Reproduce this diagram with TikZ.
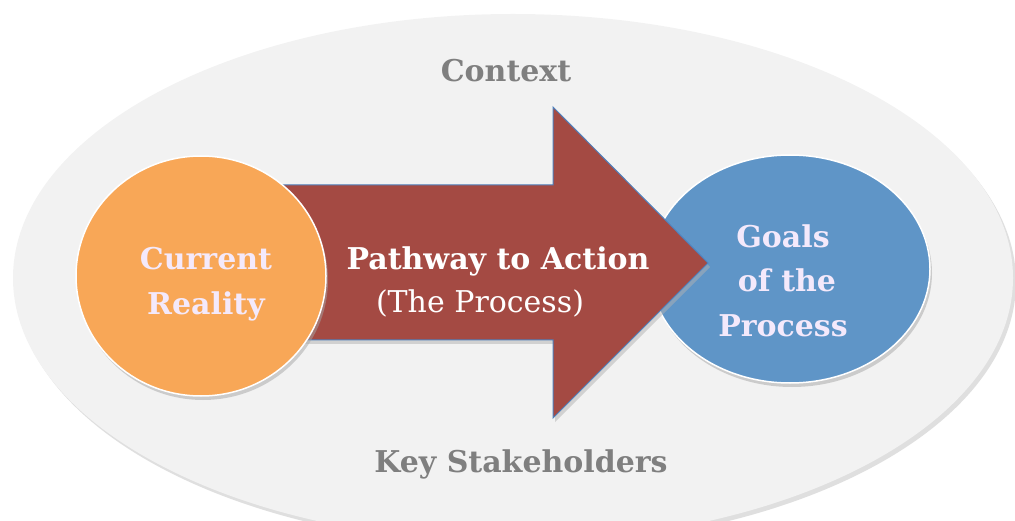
\documentclass[tikz,border=0pt]{standalone}
\usepackage{fontspec}
\setmainfont{DejaVu Serif}
\usetikzlibrary{shadows,shapes.geometric}

\definecolor{bgGray}{HTML}{F2F2F2}
\definecolor{txtGray}{HTML}{7F7F7F}
\definecolor{curOrange}{HTML}{F8A757}
\definecolor{goalBlue}{HTML}{5F95C7}
\definecolor{pathRed}{HTML}{A44A43}
\definecolor{edgeBlue}{HTML}{4F81BD}
\definecolor{lilac}{HTML}{F4E9FB}

\begin{document}
\begin{tikzpicture}[x=1pt,y=-1pt]
                \useasboundingbox (0,0) rectangle (1015,521);
                \begin{scope}
                        \clip (0,0) rectangle (1015,521);
                        \fill[bgGray, drop shadow={shadow xshift=3pt,shadow yshift=-4pt,fill=black!25}] (513,278) ellipse [x radius=500, y radius=264];
                \end{scope}

                \begin{scope}[every node/.style={anchor=base, font=\bfseries\fontsize{30}{45}\selectfont, text=txtGray}]
                        \node (ctx) at (506,82) {Context};
                        \node (ks) at (521,472) {Key Stakeholders};
                \end{scope}

                \begin{scope}[every node/.style={ellipse, draw=white, line width=1.5pt, drop shadow={shadow xshift=2pt,shadow yshift=-4pt,fill=black!35}, align=center, text=lilac, font=\bfseries\fontsize{30}{45}\selectfont}]
                        \node [fill=goalBlue, minimum width=280, minimum height=228] (goal) at (790,269) {};
                \end{scope}

                % the arrow
                \coordinate (sl) at (250,185);
                \coordinate (tip) at (708,263);
                \draw[edgeBlue, fill=pathRed, line width=1pt, drop shadow={shadow xshift=2pt,shadow yshift=-4pt,fill=black!30}]
                        (sl) -- (553,185) -- (553,107) -- (tip) -- (553,418) -- (553,340) -- (250,340) -- cycle;

                \begin{scope}[every node/.style={ellipse, draw=white, line width=1.5pt, drop shadow={shadow xshift=2pt,shadow yshift=-4pt,fill=black!35}, align=center, text=lilac, font=\bfseries\fontsize{30}{45}\selectfont}]
                        \node [fill=curOrange, minimum width=250, minimum height=240] (cur) at (201,276) {};
                \end{scope}

                \begin{scope}[every node/.style={anchor=base, text=lilac, font=\bfseries\fontsize{30}{45}\selectfont}]
                        \node (cur1) at (206,270) {Current};
                        \node (cur2) at (206,315) {Reality};
                        \node (goal1) at (783,248) {Goals};
                        \node (goal2) at (787,292) {of the};
                        \node (goal3) at (783,337) {Process};
                \end{scope}

                \begin{scope}[every node/.style={anchor=base, text=white, font=\fontsize{30}{45}\selectfont}]
                        \node [font=\bfseries\fontsize{30}{45}\selectfont] (pta) at (498,270) {Pathway to Action};
                        \node (tp) at (480,313) {(The Process)};
                \end{scope}
        \end{tikzpicture}
\end{document}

● ● ● ●

# OBJECTIVE:
Return all of the data exactly as written, and drop the pictures.

# RIGHT ANSWER:
Reproduce this diagram with TikZ.
\documentclass[tikz,border=0pt]{standalone}
\usepackage{fontspec}
\setmainfont{DejaVu Serif}
\usetikzlibrary{shadows,shapes.geometric}

\definecolor{bgGray}{HTML}{F2F2F2}
\definecolor{txtGray}{HTML}{7F7F7F}
\definecolor{curOrange}{HTML}{F8A757}
\definecolor{goalBlue}{HTML}{5F95C7}
\definecolor{pathRed}{HTML}{A44A43}
\definecolor{edgeBlue}{HTML}{4F81BD}
\definecolor{lilac}{HTML}{F4E9FB}

\begin{document}
\begin{tikzpicture}[x=1pt,y=-1pt]
                \useasboundingbox (0,0) rectangle (1015,521);
                \begin{scope}
                        \clip (0,0) rectangle (1015,521);
                        \fill[bgGray, drop shadow={shadow xshift=3pt,shadow yshift=-4pt,fill=black!25}] (513,278) ellipse [x radius=500, y radius=264];
                \end{scope}

                \begin{scope}[every node/.style={anchor=base, font=\bfseries\fontsize{30}{45}\selectfont, text=txtGray}]
                        \node (ctx) at (506,82) {Context};
                        \node (ks) at (521,472) {Key Stakeholders};
                \end{scope}

                \begin{scope}[every node/.style={ellipse, draw=white, line width=1.5pt, drop shadow={shadow xshift=2pt,shadow yshift=-4pt,fill=black!35}, align=center, text=lilac, font=\bfseries\fontsize{30}{45}\selectfont}]
                        \node [fill=goalBlue, minimum width=280, minimum height=228] (goal) at (790,269) {};
                \end{scope}

                % the arrow
                \coordinate (sl) at (250,185);
                \coordinate (tip) at (708,263);
                \draw[edgeBlue, fill=pathRed, line width=1pt, drop shadow={shadow xshift=2pt,shadow yshift=-4pt,fill=black!30}]
                        (sl) -- (553,185) -- (553,107) -- (tip) -- (553,418) -- (553,340) -- (250,340) -- cycle;

                \begin{scope}[every node/.style={ellipse, draw=white, line width=1.5pt, drop shadow={shadow xshift=2pt,shadow yshift=-4pt,fill=black!35}, align=center, text=lilac, font=\bfseries\fontsize{30}{45}\selectfont}]
                        \node [fill=curOrange, minimum width=250, minimum height=240] (cur) at (201,276) {};
                \end{scope}

                \begin{scope}[every node/.style={anchor=base, text=lilac, font=\bfseries\fontsize{30}{45}\selectfont}]
                        \node (cur1) at (206,270) {Current};
                        \node (cur2) at (206,315) {Reality};
                        \node (goal1) at (783,248) {Goals};
                        \node (goal2) at (787,292) {of the};
                        \node (goal3) at (783,337) {Process};
                \end{scope}

                \begin{scope}[every node/.style={anchor=base, text=white, font=\fontsize{30}{45}\selectfont}]
                        \node [font=\bfseries\fontsize{30}{45}\selectfont] (pta) at (498,270) {Pathway to Action};
                        \node (tp) at (480,313) {(The Process)};
                \end{scope}
        \end{tikzpicture}
\end{document}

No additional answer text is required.